## What you have to do
Lines containing the word "with" are the ones to copy from the records below.

## Record extracts
-- START --

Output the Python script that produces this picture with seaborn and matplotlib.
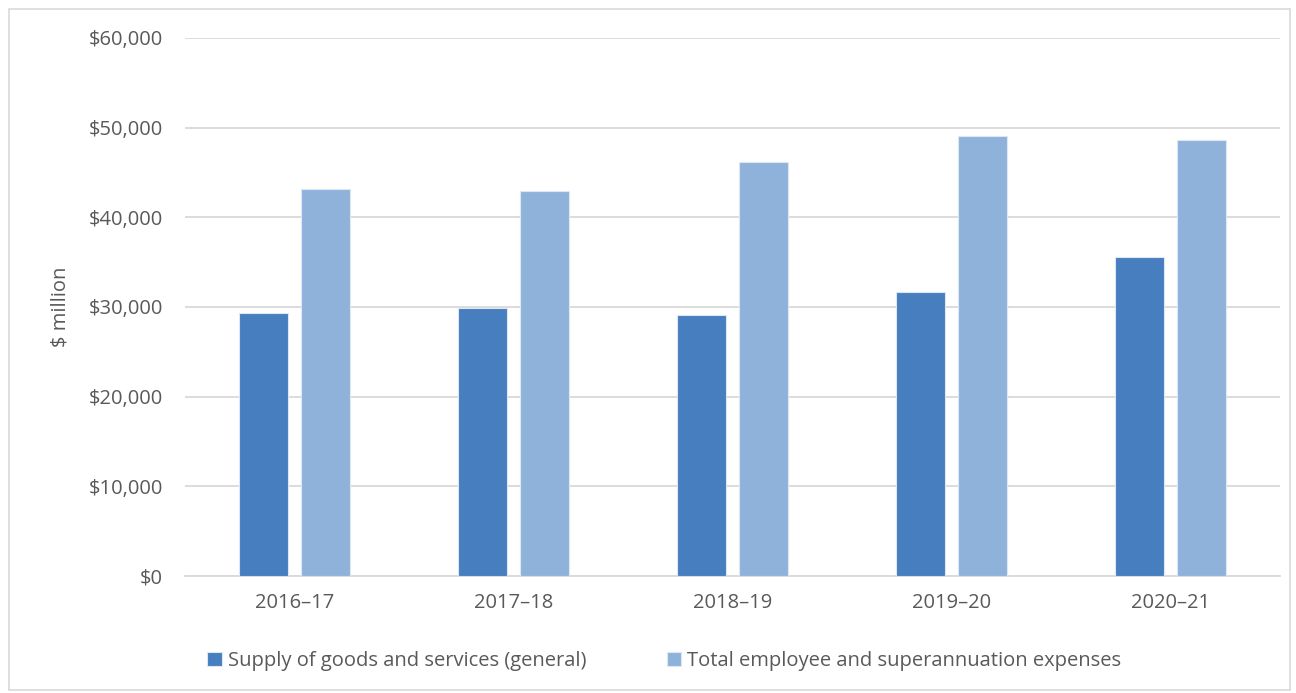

-- END --
-- START --

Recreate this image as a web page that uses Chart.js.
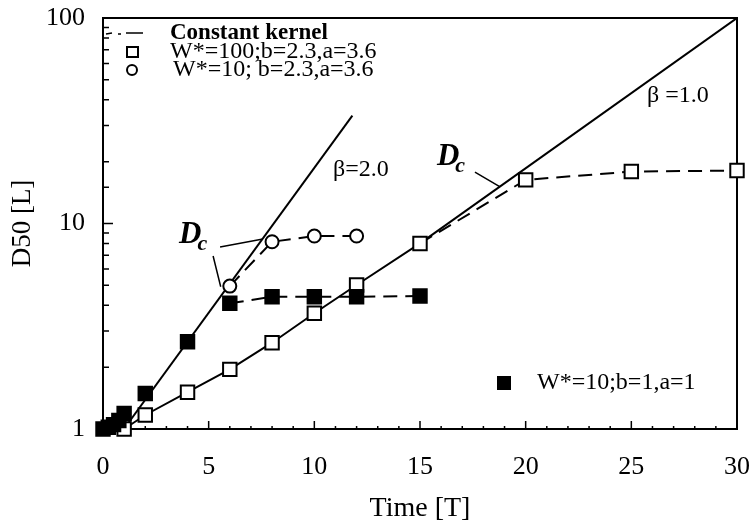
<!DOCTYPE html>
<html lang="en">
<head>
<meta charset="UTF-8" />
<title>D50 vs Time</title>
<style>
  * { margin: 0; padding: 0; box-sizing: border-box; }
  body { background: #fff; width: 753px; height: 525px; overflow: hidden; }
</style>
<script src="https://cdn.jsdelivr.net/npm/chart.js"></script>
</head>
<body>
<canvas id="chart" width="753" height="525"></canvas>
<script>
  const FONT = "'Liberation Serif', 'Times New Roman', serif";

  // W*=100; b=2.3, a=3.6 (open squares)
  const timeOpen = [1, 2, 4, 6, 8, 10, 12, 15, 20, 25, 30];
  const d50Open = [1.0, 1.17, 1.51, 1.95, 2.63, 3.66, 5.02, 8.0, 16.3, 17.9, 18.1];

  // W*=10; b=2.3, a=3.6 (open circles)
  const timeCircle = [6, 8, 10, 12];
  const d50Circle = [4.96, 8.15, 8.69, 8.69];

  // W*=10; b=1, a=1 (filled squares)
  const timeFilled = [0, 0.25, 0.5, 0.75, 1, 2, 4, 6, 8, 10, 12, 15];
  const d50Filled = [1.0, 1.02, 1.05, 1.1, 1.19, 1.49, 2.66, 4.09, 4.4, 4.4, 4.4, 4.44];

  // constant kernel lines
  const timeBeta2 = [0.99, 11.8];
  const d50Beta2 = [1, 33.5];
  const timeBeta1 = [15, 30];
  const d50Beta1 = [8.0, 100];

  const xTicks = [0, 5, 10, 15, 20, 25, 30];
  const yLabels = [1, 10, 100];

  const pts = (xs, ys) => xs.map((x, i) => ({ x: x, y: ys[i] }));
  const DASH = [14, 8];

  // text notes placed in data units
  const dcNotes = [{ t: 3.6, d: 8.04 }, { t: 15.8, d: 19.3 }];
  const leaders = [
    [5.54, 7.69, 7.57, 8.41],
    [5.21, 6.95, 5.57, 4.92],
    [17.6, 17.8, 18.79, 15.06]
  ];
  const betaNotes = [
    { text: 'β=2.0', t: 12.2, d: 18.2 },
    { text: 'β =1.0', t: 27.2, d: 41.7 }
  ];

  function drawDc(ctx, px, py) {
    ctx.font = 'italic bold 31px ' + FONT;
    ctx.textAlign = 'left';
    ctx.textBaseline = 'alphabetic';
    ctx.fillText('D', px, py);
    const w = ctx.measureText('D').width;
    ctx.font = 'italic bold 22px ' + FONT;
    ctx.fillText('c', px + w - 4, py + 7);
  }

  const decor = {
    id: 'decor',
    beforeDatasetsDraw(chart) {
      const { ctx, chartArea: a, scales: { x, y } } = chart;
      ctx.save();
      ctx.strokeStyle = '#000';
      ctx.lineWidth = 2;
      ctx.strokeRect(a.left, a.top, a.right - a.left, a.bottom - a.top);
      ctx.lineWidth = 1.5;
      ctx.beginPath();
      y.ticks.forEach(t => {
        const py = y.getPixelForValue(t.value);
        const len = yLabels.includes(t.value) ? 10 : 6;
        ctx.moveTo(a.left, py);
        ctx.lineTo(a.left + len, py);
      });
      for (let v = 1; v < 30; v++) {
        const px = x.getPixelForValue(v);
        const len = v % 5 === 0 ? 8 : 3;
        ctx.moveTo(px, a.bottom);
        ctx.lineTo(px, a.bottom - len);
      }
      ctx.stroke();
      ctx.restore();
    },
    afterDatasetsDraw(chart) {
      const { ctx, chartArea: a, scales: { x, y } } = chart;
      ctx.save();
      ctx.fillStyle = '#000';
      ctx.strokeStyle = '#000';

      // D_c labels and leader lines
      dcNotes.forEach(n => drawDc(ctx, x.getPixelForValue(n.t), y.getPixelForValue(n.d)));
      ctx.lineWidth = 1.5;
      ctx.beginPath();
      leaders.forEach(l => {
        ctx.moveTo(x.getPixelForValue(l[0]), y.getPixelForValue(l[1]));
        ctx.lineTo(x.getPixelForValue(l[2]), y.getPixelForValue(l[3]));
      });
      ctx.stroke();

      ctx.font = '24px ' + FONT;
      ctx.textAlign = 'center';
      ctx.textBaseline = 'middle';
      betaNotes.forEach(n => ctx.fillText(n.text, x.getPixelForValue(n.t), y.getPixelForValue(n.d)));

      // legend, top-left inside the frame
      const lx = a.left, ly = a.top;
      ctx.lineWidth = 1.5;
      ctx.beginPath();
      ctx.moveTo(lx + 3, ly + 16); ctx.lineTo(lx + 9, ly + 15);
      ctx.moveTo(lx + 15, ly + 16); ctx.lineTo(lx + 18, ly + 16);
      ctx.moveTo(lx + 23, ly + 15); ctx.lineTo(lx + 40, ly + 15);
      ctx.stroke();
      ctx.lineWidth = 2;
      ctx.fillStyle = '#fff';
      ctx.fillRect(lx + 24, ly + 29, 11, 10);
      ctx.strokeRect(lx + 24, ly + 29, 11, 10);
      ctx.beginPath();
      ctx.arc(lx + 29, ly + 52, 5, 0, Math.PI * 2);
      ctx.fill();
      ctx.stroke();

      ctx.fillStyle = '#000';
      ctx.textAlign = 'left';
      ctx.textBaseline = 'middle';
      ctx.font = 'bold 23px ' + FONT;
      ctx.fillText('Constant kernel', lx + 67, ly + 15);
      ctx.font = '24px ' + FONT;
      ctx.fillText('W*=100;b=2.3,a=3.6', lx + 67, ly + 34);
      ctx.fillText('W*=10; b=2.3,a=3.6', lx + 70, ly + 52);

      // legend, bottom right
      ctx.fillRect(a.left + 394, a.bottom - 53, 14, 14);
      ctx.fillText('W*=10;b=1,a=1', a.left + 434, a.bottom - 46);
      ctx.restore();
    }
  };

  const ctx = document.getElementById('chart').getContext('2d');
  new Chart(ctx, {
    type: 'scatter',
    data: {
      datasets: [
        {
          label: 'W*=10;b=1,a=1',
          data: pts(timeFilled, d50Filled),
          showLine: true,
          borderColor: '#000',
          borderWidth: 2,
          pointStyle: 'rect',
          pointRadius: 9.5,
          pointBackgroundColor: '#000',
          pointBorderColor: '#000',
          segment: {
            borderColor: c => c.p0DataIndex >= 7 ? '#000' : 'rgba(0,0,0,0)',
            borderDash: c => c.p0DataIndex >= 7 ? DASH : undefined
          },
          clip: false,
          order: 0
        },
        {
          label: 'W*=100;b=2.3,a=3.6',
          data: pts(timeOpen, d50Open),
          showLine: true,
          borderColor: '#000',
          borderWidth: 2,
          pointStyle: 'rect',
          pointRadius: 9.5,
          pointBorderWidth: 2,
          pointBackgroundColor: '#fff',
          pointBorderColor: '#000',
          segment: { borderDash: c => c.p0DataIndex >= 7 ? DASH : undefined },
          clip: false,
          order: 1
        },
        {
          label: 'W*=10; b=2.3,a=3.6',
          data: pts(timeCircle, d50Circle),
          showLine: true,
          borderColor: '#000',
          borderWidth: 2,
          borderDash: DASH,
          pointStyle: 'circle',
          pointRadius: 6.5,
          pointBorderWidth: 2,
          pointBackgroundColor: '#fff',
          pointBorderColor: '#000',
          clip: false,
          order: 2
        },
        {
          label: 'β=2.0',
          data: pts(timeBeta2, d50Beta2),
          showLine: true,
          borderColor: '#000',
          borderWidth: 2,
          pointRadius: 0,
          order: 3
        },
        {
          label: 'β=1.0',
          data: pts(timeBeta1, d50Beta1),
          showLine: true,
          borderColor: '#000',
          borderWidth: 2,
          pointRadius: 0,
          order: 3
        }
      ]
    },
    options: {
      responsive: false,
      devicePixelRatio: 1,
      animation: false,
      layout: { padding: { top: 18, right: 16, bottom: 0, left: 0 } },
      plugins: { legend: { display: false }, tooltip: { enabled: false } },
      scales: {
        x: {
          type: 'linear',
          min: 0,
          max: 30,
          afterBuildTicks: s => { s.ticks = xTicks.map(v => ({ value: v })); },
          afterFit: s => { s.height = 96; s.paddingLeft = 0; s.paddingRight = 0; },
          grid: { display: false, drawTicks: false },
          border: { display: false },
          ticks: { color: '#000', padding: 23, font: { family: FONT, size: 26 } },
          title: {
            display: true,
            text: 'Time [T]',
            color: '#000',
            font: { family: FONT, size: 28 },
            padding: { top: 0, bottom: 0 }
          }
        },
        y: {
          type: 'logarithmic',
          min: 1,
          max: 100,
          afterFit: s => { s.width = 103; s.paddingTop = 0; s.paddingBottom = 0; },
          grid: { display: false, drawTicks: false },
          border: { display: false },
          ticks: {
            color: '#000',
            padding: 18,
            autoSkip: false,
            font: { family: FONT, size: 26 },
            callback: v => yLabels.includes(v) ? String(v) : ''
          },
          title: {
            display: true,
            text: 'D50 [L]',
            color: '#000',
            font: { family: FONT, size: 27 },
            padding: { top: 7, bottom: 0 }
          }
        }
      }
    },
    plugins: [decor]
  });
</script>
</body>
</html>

-- END --
-- START --

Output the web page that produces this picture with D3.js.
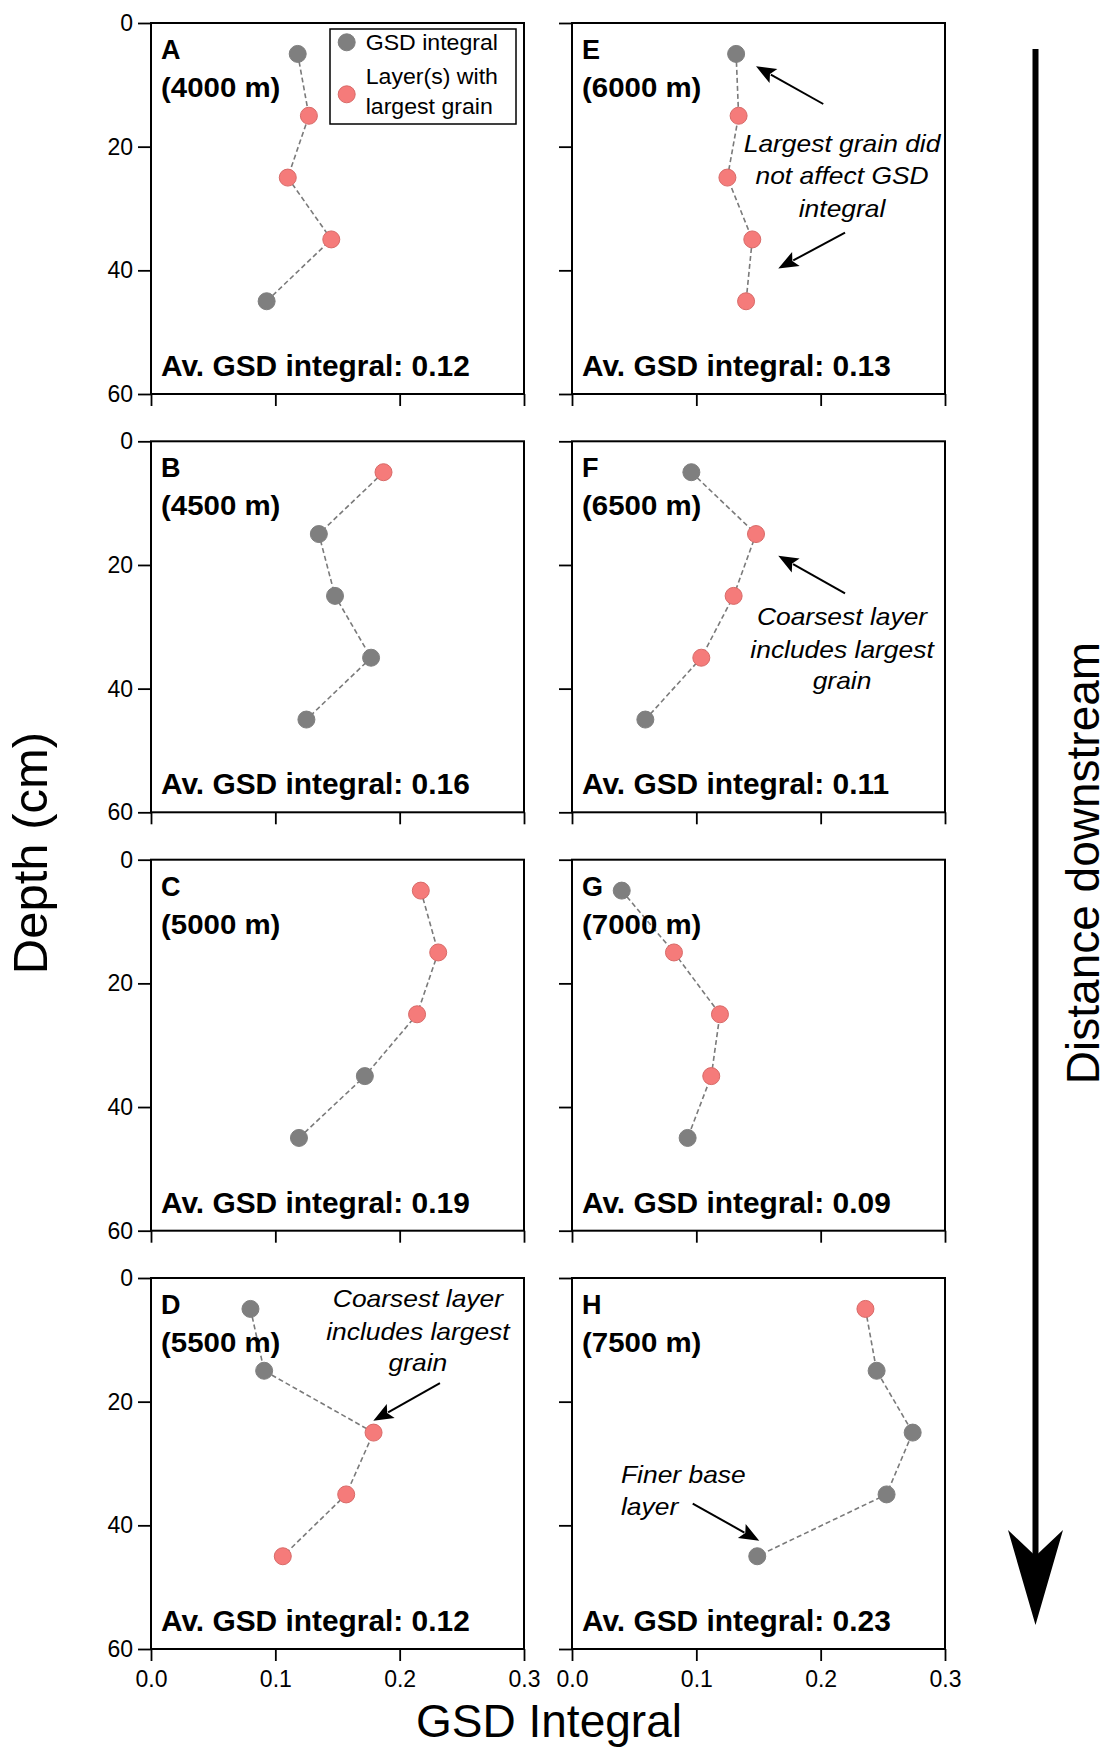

-- END --

## Solution below
Output the Python script that produces this picture with seaborn and matplotlib.
Output the web page that produces this picture with D3.js.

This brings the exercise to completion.